O’Reilly is a complete fashion disaster. He wears clashing colors and patterns and has no idea whether tiramisu or bread pudding is in or out. And not only does he not care about fads, he seems to be unaware that they even exist. This is, of course, fascinating to Foster.

O’Reilly is working on chaos theory. He is trying to observe how chaotic systems behave and understand how they can sometimes reach such a point of total chaos that they will actually spontaneously organize themselves into a new, organized-seeming equilibrium. He and Foster quickly recognize the similarities in their goals, and decide to work together on a single project to find out how cohesive trends arise out of chaos and disorganization. They launch their project—which involves borrowing a flock of sheep from Foster’s rancher maybe-boyfriend—but their progress is hampered on all sides by friends and colleagues who want them instead to help them ban smoking from the parking lot, find a Romantic Bride Barbie, and win the elusive million-dollar Niebnitz research grant.
   
O’Reilly and Foster are as cute as buttons.
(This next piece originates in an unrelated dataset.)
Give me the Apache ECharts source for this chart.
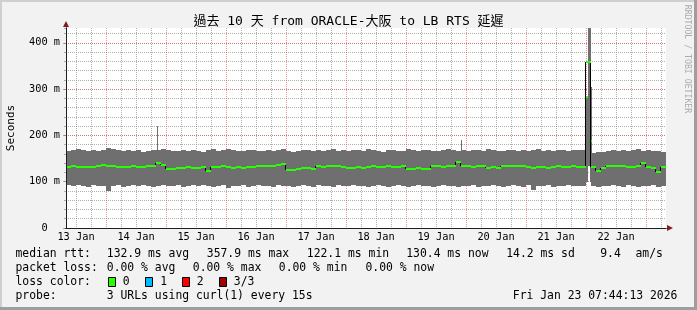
<!DOCTYPE html>
<html><head><meta charset="utf-8">
<script src="https://cdn.jsdelivr.net/npm/echarts@6/dist/echarts.min.js"></script>
<style>html,body{margin:0;padding:0;background:#f2f2f2}#c{width:697px;height:310px}</style>
</head><body><div id="c"></div>
<script>
// ---------- data ----------
const titleText = '過去 10 天 from ORACLE-大阪 to LB RTS 延遲';
const dayLabels = ['13 Jan','14 Jan','15 Jan','16 Jan','17 Jan','18 Jan','19 Jan','20 Jan','21 Jan','22 Jan'];
const labelDays = [13,14,15,16,17,18,19,20,21,22];
const yTickValues = [0,100,200,300,400];
const yTickLabels = ['0  ','100 m','200 m','300 m','400 m'];
const yMaxMs = 432;
const startHourOfDay = 8;         // chart starts Jan 13 08:00, spans 240 h
const spanHours = 240;
const binHours = 2;               // each value below covers 2 hours
const bandTop = [
 167,169,171,168,167,169,166,168,172,170,
 168,166,169,167,168,165,167,169,168,170,
 168,166,167,169,166,168,167,165,168,170,
 167,169,171,168,166,167,169,168,166,167,
 169,167,168,170,166,165,167,168,169,166,
 168,167,169,170,167,168,166,169,168,167,
 171,168,167,165,168,169,167,166,170,168,
 167,169,168,166,167,168,170,169,167,168,
 166,168,169,167,170,168,166,167,169,168,
 167,169,166,168,170,167,168,166,169,168,
 167,169,168,168,null,162,164,165,166,168,
 167,168,166,169,170,167,168,166,167,165
];
const bandBottom = [
 92,90,93,91,89,92,90,91,81,90,
 92,89,91,93,90,92,91,89,90,92,
 91,90,92,89,91,93,90,92,91,89,
 90,92,86,91,90,92,89,91,93,90,
 91,89,92,90,91,88,90,92,91,89,
 92,90,91,89,92,90,91,93,90,91,
 89,91,92,90,88,91,92,90,89,91,
 92,90,91,89,90,92,91,90,89,91,
 90,92,89,91,90,92,91,89,90,92,
 91,89,92,83,90,91,92,89,91,90,
 92,90,91,90,null,90,88,91,90,92,
 91,89,92,90,88,91,90,92,89,90
];
const median = [
 132,133,132,131,131,132,135,136,133,133,
 132,131,132,133,132,131,134,134,140,137,
 128,127,129,130,131,130,129,131,124,131,
 132,133,131,130,131,130,132,131,134,135,
 134,135,136,138,126,125,127,129,130,128,
 133,132,133,134,133,132,130,129,131,130,
 132,133,132,131,133,132,131,133,128,127,
 129,128,127,133,134,132,133,134,143,135,
 133,132,134,133,130,131,129,134,135,133,
 134,135,131,130,132,131,130,132,133,131,
 132,133,131,132,358,131,124,130,134,135,
 133,134,132,131,133,140,131,130,121,131
];
// narrow spikes (hours after chart start)
const spikeStartH = [36.4, 158.0, 208.0, 208.8, 209.6];
const spikeEndH   = [36.8, 158.4, 208.8, 210.0, 210.4];
const spikeLow    = [165, 165, 99, 135, 99];
const spikeHigh   = [221, 191, 283, 432, 304];
const spikeMed    = [null, null, 283, null, 189];

const lossLabels = ['0','1','2','3/3'];
const lossColors = ['#26ff00','#00b8ff','#ff0000','#a10000'];
const statLine1 = ['median rtt:','132.9 ms avg','357.9 ms max','122.1 ms min','130.4 ms now','14.2 ms sd','9.4','am/s'];
const statLine2 = ['packet loss:','0.00 % avg','0.00 % max','0.00 % min','0.00 % now'];
const probeLine = ['probe:','3 URLs using curl(1) every 15s'];
const stampText = 'Fri Jan 23 07:44:13 2026';
const lossTitle = 'loss color:';
const yName = 'Seconds';
const watermark = 'RRDTOOL / TOBI OETIKER';

// ---------- styles ----------
const MONO = "'DejaVu Sans Mono', 'Noto Sans CJK TC', monospace";
const SMOKE = '#6f6f6f';
const GRIDC = 'rgba(143,143,143,0.7)';
const MGRIDC = 'rgba(222,79,79,0.6)';
const AXISC = '#1f1f1f';
const ARROWC = '#801f1f';

const bandData = bandTop.map((v,i)=>[i*binHours, (i+1)*binHours, bandBottom[i], v]);
const medData = median.map((v,i)=>[i*binHours, (i+1)*binHours, v, i+1<median.length?median[i+1]:null]);
const spikeData = spikeStartH.map((s,i)=>[s, spikeEndH[i], spikeLow[i], spikeHigh[i], spikeMed[i]]);
const minorGrid = [], majorGrid = [];
for (let h = 1; h < spanHours; h++) {
  const hod = (startHourOfDay + h) % 24;
  if (hod === 0) majorGrid.push([h, 0]);
  else if (hod % 6 === 0) minorGrid.push([h, 0]);
}
const labelValues = labelDays.map(d => (d - 13) * 24 + 12 - startHourOfDay);

function bandItem(params, api) {
  const lo = api.value(2), hi = api.value(3);
  if (isNaN(lo) || isNaN(hi)) return null;
  const p0 = api.coord([api.value(0), hi]);
  const p1 = api.coord([api.value(1), lo]);
  const x0 = Math.round(p0[0]), x1 = Math.round(p1[0]);
  const y0 = Math.round(p0[1]), y1 = Math.round(p1[1]);
  return {type:'rect', shape:{x:x0,y:y0,width:Math.max(1,x1-x0),height:y1-y0}, style:{fill:SMOKE}};
}
function spikeItem(params, api) {
  const lo = api.value(2), hi = api.value(3), md = api.value(4);
  const p0 = api.coord([api.value(0), hi]);
  const p1 = api.coord([api.value(1), lo]);
  const x0 = Math.round(p0[0]), x1 = Math.round(p1[0]);
  const y0 = Math.round(p0[1]), y1 = Math.round(p1[1]);
  const children = [{type:'rect', shape:{x:x0,y:y0,width:Math.max(1,x1-x0),height:y1-y0}, style:{fill:SMOKE}}];
  if (!isNaN(md)) {
    const pm = api.coord([api.value(0), md]);
    children.push({type:'rect', shape:{x:x0,y:Math.round(pm[1])-1,width:2,height:2}, style:{fill:lossColors[0]}});
  }
  return {type:'group', children};
}
function medItem(params, api) {
  const v = api.value(2), nv = api.value(3);
  if (isNaN(v)) return null;
  const p0 = api.coord([api.value(0), v]);
  const p1 = api.coord([api.value(1), v]);
  const x0 = Math.round(p0[0]), x1 = Math.round(p1[0]);
  const y = Math.round(p0[1]);
  const children = [];
  if (!isNaN(nv) && nv !== v) {
    const yn = Math.round(api.coord([api.value(1), nv])[1]);
    children.push({type:'line', shape:{x1:x1-0.5,y1:y,x2:x1-0.5,y2:yn}, style:{stroke:'#000',lineWidth:1}});
  }
  children.push({type:'rect', shape:{x:x0,y:y-1,width:x1-x0,height:2}, style:{fill:lossColors[0]}});
  return {type:'group', children};
}
function makeGridItem(color) {
  return function(params, api) {
    const cs = params.coordSys;
    const x = Math.floor(api.coord([api.value(0), 0])[0]) + 0.5;
    return {type:'line', shape:{x1:x,y1:cs.y,x2:x,y2:cs.y+cs.height},
      style:{stroke:color, fill:null, lineWidth:1, lineDash:[1,1]}};
  };
}

// ---------- graphics (texts, border) ----------
const g = [];
function txt(x, y, text, size) {
  g.push({type:'text', x, y, silent:true,
    style:{text, fontSize:size, fontFamily:MONO, fill:'#000', align:'left', verticalAlign:'middle'}});
}
g.push({type:'rect', shape:{x:0,y:0,width:697,height:2}, style:{fill:'#cfcfcf'}, silent:true});
g.push({type:'rect', shape:{x:0,y:0,width:2,height:310}, style:{fill:'#cfcfcf'}, silent:true});
g.push({type:'rect', shape:{x:0,y:307,width:697,height:3}, style:{fill:'#9e9e9e'}, silent:true});
g.push({type:'rect', shape:{x:694,y:0,width:3,height:310}, style:{fill:'#9e9e9e'}, silent:true});
g.push({type:'text', x:348.5, y:21.5, silent:true, style:{text:titleText, fontSize:13, fontFamily:MONO, fill:'#000', align:'center', verticalAlign:'middle'}});
g.push({type:'text', x:11, y:128, rotation:Math.PI/2, silent:true, style:{text:yName, fontSize:11, fontFamily:MONO, fill:'#000', align:'center', verticalAlign:'middle'}});
g.push({type:'text', x:687.5, y:59, rotation:-Math.PI/2, silent:true, style:{text:watermark, fontSize:8.2, fontFamily:MONO, fill:'#ababab', align:'center', verticalAlign:'middle'}});
const FS = 11.4;
const l1x = [15.5,106.8,206.8,306.8,406.2,506.2,600.2,635.5];
statLine1.forEach((s,i)=>txt(l1x[i], 254.5, s, FS));
const l2x = [15.5,106.8,192.8,278.8,365.5];
statLine2.forEach((s,i)=>txt(l2x[i], 268.3, s, FS));
txt(15.5, 282, lossTitle, FS);
const boxX = [108.5,145.5,182.5,219.5];
const lblX = [122.8,160.2,196.8,233.8];
lossLabels.forEach((s,i)=>{
  g.push({type:'rect', silent:true, shape:{x:boxX[i], y:277.5, width:7, height:9}, style:{fill:lossColors[i], stroke:'#000', lineWidth:1}});
  txt(lblX[i], 282, s, FS);
});
txt(15.5, 296.3, probeLine[0], FS);
txt(106.8, 296.3, probeLine[1], FS);
txt(512.8, 296.3, stampText, FS);

// ---------- chart ----------
const chart = echarts.init(document.getElementById('c'), null, {renderer:'canvas'});
const fmtY = v => { const k = yTickValues.indexOf(v); return k >= 0 ? yTickLabels[k] : ''; };
const hidden = {axisTick:{show:false}, axisLabel:{show:false}, splitLine:{show:false}};
chart.setOption({
  animation:false,
  backgroundColor:'#f2f2f2',
  grid:{left:66, right:31, top:28, bottom:82, show:true, backgroundColor:'#ffffff', borderWidth:0},
  xAxis:[
    {type:'value', position:'bottom', min:0, max:spanHours, z:0,
     axisLine:{show:false}, axisTick:{show:false}, splitLine:{show:false},
     axisLabel:{customValues:labelValues, formatter:(v)=>{const k=labelValues.indexOf(v); return k>=0?dayLabels[k]:'';},
       fontSize:10.3, fontFamily:MONO, color:'#000', margin:4}},
    Object.assign({type:'value', position:'bottom', min:0, max:spanHours, z:5,
      axisLine:{show:true, onZero:false, lineStyle:{color:ARROWC,width:1}, symbol:['none','triangle'], symbolSize:[6,6], symbolOffset:[0,4]}}, hidden),
    Object.assign({type:'value', position:'bottom', min:0, max:spanHours, z:6,
      axisLine:{show:true, onZero:false, lineStyle:{color:AXISC,width:1}}}, hidden)
  ],
  yAxis:[
    {type:'value', position:'left', min:0, max:yMaxMs, interval:100, z:1,
     axisLine:{show:false}, axisTick:{show:true, length:3, lineStyle:{color:MGRIDC}},
     axisLabel:{formatter:fmtY, fontSize:10.3, fontFamily:MONO, color:'#000', margin:6, showMaxLabel:false},
     splitLine:{show:true, showMinLine:false, showMaxLine:false, lineStyle:{color:MGRIDC, type:[1,1], width:1}}},
    {type:'value', position:'left', min:0, max:yMaxMs, interval:20, z:0,
     axisLine:{show:false}, axisTick:{show:true, length:2, lineStyle:{color:GRIDC}}, axisLabel:{show:false},
     splitLine:{show:true, showMinLine:false, showMaxLine:false, lineStyle:{color:GRIDC, type:[1,1], width:1}}},
    Object.assign({type:'value', position:'left', min:0, max:yMaxMs, z:5,
      axisLine:{show:true, onZero:false, lineStyle:{color:ARROWC,width:1}, symbol:['none','triangle'], symbolSize:[6,6], symbolOffset:[0,4]}}, hidden),
    Object.assign({type:'value', position:'left', min:0, max:yMaxMs, z:6,
      axisLine:{show:true, onZero:false, lineStyle:{color:AXISC,width:1}}}, hidden)
  ],
  series:[
    {type:'custom', name:'minorGrid', xAxisIndex:0, yAxisIndex:0, z:1, silent:true, data:minorGrid, renderItem:makeGridItem(GRIDC), encode:{x:0, y:1}},
    {type:'custom', name:'majorGrid', xAxisIndex:0, yAxisIndex:0, z:1, silent:true, data:majorGrid, renderItem:makeGridItem(MGRIDC), encode:{x:0, y:1}},
    {type:'custom', name:'smoke', xAxisIndex:0, yAxisIndex:0, z:2, silent:true, data:bandData, renderItem:bandItem, encode:{x:[0,1], y:[2,3]}},
    {type:'custom', name:'spikes', xAxisIndex:0, yAxisIndex:0, z:2, silent:true, data:spikeData, renderItem:spikeItem, encode:{x:[0,1], y:[2,3]}},
    {type:'custom', name:'median', xAxisIndex:0, yAxisIndex:0, z:3, silent:true, data:medData, renderItem:medItem, encode:{x:[0,1], y:[2]}}
  ],
  graphic:g
});
</script>
</body></html>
Really. They’re the only people at HiTek—or even apparently in the greater Denver-Boulder area—who seem to have a dose of common sense. And they’re ideal for each other, but they don’t see it at all, of course.

There’s not actually all that much that goes on as far as plot in this book. It’s like Willis’ longer books in that most of the activity involves the main characters trying to get something done—like copying a bunch of clippings on hair-bobbing—and having it take weeks because it is interrupted by management all-hands meetings, administrative assistants (or interdepartmental communications liaisons) losing the clippings, and people wanting advice about filling out the incomprehensible new simplified funding forms.

As long as you don’t need a lot of actual plot or action, and you are okay sitting back and enjoying the ride through the chaos, you’ll get a lot of funny information about trends and entertaining character studies of impossible people, and a very sweet love story between two likeable characters fighting against all odds to follow their own stars.